George Washington Papers

To George Washington from Joseph Willard, 28 February 1781

From Joseph Willard

Beverly [Mass.] Febry 28. 1781.


By the direction of the American Academy of Arts and Sciences, I have the honor of acquainting your Excellency, that Janry 31, 1781, you were elected a member of that literary Body.1 Your Excellency’s name—a name revered and celebrated, not only in your native land, but through Europe, the Academy considers as giving an additional lusture to this Institution. We doubt, not your Excellency will have a favorable regard to this Society, which is formed upon an extensive and liberal plan; and is designed to promote every species of knowlege, which is of public utility. I hope the ends of the foundation will ever be properly pursued; and that while your Excellency’s arms, by the smiles of a kind providence, are crowned with signal success, and made effectual for supporting the independence of the United States of America, this Academy, together with the philosophical Society in Philadelphia, will be instrumental of promoting and diffusing that knowlege, which is necessary to the maintenance of true liberty, and is for the happiness of a free people.2 I am, Sir, with the highest respect & esteem, your Excellency’s most humble and most obedient servt

Joseph Willard

ALS, MdHi: George C. Washington Papers.

Joseph Willard (1738–1804), a 1765 graduate of Harvard, was minister of the Congregational church at Beverly. He was also vice president and corresponding secretary of the American Academy of Arts and Sciences, which he had helped to found in 1780. A noted scholar of astronomy, mathematics, and the classics, he became president of Harvard in December 1781, a position he held until his death.

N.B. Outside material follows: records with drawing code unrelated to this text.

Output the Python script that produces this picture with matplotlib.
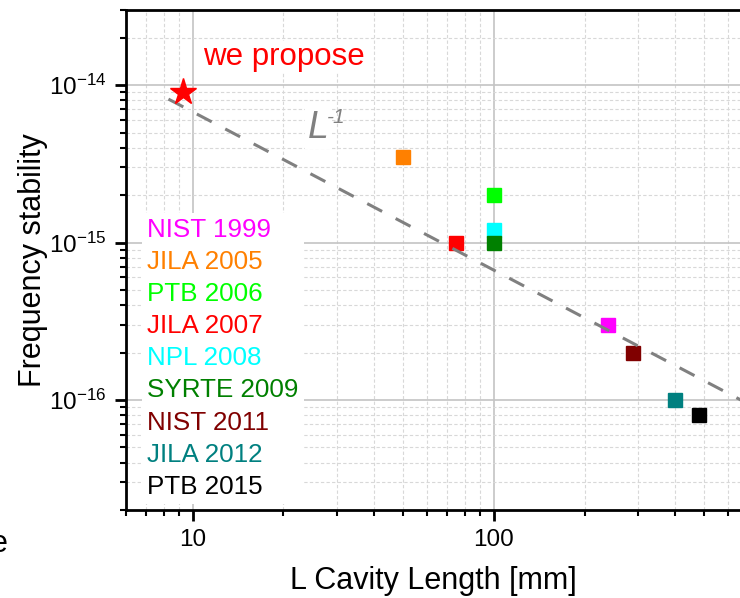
import matplotlib
matplotlib.use("Agg")
import matplotlib.pyplot as plt
from matplotlib.lines import Line2D
from matplotlib.ticker import LogLocator, NullFormatter

plt.rcParams["font.family"] = ["Liberation Sans", "DejaVu Sans"]
plt.rcParams["mathtext.fontset"] = "custom"
plt.rcParams["mathtext.rm"] = "Liberation Sans"
plt.rcParams["mathtext.it"] = "Liberation Sans:italic"


# published cavities
labels = ["NIST 1999", "JILA 2005", "PTB 2006", "JILA 2007", "NPL 2008",
          "SYRTE 2009", "NIST 2011", "JILA 2012", "PTB 2015"]
length_mm = [240, 50, 100, 75, 100, 100, 290, 400, 480]
stability = [3.0e-16, 3.5e-15, 2.0e-15, 1.0e-15, 1.2e-15, 1.0e-15,
             2.0e-16, 1.0e-16, 8.0e-17]
colors = ["#ff00ff", "#ff8000", "#00ff00", "#ff0000", "#00ffff",
          "#008000", "#800000", "#008080", "#000000"]

# proposed cavity
proposed_L = [9.3]
proposed_stab = [9.0e-15]

# L^-1 guide line (end points)
fit_L = [8.3, 660]
fit_stab = [8.15e-15, 1.0e-16]


fig = plt.figure(figsize=(7.4, 5.98), dpi=100)
ax = fig.add_axes([126 / 740, 88 / 598, 614 / 740, 500 / 598])

ax.set_xscale("log")
ax.set_yscale("log")
ax.set_xlim(6, 656)
ax.set_ylim(2e-17, 3e-14)

for L, s, c in zip(length_mm, stability, colors):
    ax.plot([L], [s], marker="s", ms=10, color=c, ls="none", zorder=3)

ax.plot(fit_L, fit_stab, color="#808080", lw=2.2, dashes=(5.5, 5), zorder=4)
ax.plot(proposed_L, proposed_stab, marker="*", ms=20, color="red",
        ls="none", zorder=5)

ax.text(10.8, 1.34e-14, "we propose", color="red", fontsize=22.5,
        ha="left", va="baseline",
        bbox=dict(fc="white", ec="none", pad=1))
ax.text(24.1, 4.6e-15, "L", color="#808080", fontsize=27, style="italic",
        ha="left", va="baseline",
        bbox=dict(fc="white", ec="none", pad=2))
ax.annotate("-1", xy=(24.1, 4.6e-15), xytext=(14, 11),
            textcoords="offset points", color="#808080", fontsize=15,
            style="italic", ha="left", va="baseline")

# grid
ax.set_axisbelow(True)
ax.grid(True, which="major", color="#c4c4c4", lw=1.2, ls="-")
ax.grid(True, which="minor", color="#d8d8d8", lw=0.8, ls=(0, (3, 2)))

# ticks
ax.set_xticks([10, 100], ["10", "100"])
ax.xaxis.set_minor_locator(LogLocator(subs=range(2, 10)))
ax.xaxis.set_minor_formatter(NullFormatter())
ax.yaxis.set_minor_locator(LogLocator(subs=range(2, 10)))
ax.yaxis.set_minor_formatter(NullFormatter())
ax.tick_params(which="major", direction="out", length=8, width=2,
               labelsize=17.5, pad=6, top=False, right=False)
ax.tick_params(which="minor", direction="out", length=4.5, width=1.5,
               top=False, right=False)

for side in ["left", "bottom", "top"]:
    ax.spines[side].set_linewidth(2)
ax.spines["right"].set_visible(False)

ax.set_xlabel("L Cavity Length [mm]", fontsize=22)
ax.xaxis.set_label_coords(0.5, -0.112)
ax.set_ylabel("Frequency stability", fontsize=22)
ax.yaxis.set_label_coords(-0.127, 0.5)

# legend, text only
handles = [Line2D([], [], ls="none") for _ in labels]
leg = ax.legend(handles, labels, loc="upper left",
                bbox_to_anchor=(0.026, 0.594), fontsize=18.7,
                handlelength=0, handletextpad=0, labelspacing=0.31,
                borderpad=0.2, borderaxespad=0, frameon=True,
                fancybox=False, edgecolor="none", framealpha=1,
                labelcolor=colors)

# cropped fragment of neighbouring label
fig.text(8 / 740, 1 - 552 / 598, "e", ha="right", va="baseline", fontsize=22)

fig.savefig("out.png", dpi=100)
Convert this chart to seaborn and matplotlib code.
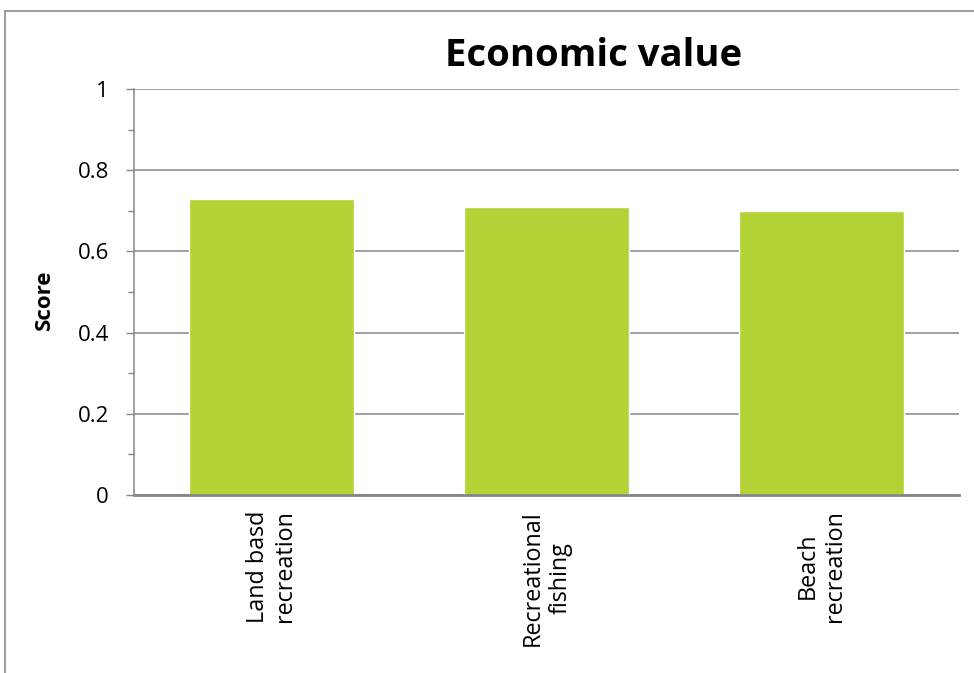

GW replied to Willard on 22 March from New Windsor: “I am much indebted to you for announcing my election as a member of the American Academy of Arts & Sciences. I feel myself particularly honored by this relation to a Society whose efforts to promote useful knowledge will, I am perswaded, acquire them a high reputation in the literary world.

“I entreat you to present my warmest acknowledgements to that respectable body and to assure them that I shall with Zeal embrace every oppertunity of seconding their laudable views and manifesting the exalted sense I have of the institution.

“The Arts & Sciences essential to the prosperity of the State & to the ornament & happiness of human life have a primary claim to the encouragement of every lover of his Country & mankind.

“For the polite & flattering terms in which you have been pleased to convey the sentiments of the Academy I beg you to accept my grateful thanks” (ALS, MBA, on deposit at MBAt; ADfS, DLC:GW; Varick transcript, DLC:GW).

1A certificate from the American Academy of Arts and Sciences, signed by academy president James Bowdoin and Willard, as vice president, attests that on 31 Jan. the society met and elected GW a fellow of the academy (DS, DLC:GW).

2GW was also a member of the American Philosophical Society (see GW to Joseph Reed, 15 Feb. 1780).